(The exercise) Your task is to reproduce, verbatim and without pictures, the lines from the opening of the listing through the line containing "import * as".

(Dataset extract)

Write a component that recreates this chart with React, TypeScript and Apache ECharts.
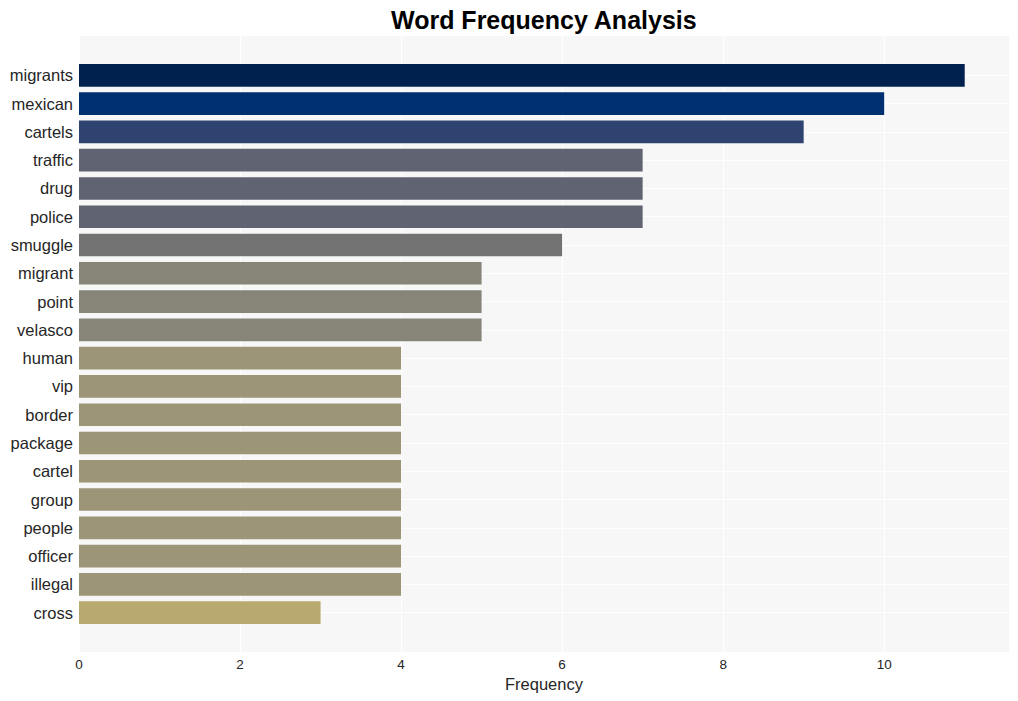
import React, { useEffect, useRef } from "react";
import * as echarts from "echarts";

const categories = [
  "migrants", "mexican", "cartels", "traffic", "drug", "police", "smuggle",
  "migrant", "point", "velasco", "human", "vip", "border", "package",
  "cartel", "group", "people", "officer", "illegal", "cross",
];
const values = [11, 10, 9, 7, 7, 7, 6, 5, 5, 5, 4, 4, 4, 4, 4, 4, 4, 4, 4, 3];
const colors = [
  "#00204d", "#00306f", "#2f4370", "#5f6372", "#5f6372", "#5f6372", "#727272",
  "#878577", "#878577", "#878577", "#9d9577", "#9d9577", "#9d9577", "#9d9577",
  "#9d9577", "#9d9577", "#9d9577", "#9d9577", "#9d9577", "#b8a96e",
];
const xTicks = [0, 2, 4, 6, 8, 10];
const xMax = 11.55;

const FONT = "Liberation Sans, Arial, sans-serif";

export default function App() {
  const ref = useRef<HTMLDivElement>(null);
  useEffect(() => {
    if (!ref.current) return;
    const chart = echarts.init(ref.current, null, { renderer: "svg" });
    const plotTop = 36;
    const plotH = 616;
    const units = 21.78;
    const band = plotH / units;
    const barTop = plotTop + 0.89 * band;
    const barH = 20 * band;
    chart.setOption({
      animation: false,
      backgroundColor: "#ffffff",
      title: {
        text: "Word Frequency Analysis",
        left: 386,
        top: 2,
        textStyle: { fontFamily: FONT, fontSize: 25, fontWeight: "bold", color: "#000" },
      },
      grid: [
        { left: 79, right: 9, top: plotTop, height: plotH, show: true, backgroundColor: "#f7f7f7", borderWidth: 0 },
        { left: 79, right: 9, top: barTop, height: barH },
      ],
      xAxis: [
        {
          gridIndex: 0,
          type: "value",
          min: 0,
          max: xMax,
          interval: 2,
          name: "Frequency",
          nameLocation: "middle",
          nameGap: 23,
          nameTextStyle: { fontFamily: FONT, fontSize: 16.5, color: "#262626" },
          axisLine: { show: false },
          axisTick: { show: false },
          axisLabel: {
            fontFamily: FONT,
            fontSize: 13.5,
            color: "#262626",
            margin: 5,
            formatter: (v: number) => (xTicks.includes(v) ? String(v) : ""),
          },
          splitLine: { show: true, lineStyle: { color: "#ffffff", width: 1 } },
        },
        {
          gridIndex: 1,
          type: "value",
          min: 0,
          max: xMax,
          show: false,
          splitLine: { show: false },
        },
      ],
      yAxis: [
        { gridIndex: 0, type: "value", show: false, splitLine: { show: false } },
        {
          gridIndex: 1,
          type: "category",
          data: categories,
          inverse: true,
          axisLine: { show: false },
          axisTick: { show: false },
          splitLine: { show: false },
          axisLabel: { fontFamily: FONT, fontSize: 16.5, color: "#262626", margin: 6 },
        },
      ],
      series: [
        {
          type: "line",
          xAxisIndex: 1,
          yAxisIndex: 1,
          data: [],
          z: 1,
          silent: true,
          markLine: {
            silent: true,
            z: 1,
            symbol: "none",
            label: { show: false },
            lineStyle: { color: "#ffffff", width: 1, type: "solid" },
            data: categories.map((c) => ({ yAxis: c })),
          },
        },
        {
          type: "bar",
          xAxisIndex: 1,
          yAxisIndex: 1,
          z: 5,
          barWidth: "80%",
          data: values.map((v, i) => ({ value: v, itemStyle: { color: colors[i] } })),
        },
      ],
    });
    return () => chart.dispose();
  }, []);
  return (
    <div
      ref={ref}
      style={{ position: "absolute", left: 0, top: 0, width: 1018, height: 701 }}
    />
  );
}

(Problem solution)
Write a component that recreates this chart with React, TypeScript and Apache ECharts.
import React, { useEffect, useRef } from "react";
import * as echarts from "echarts";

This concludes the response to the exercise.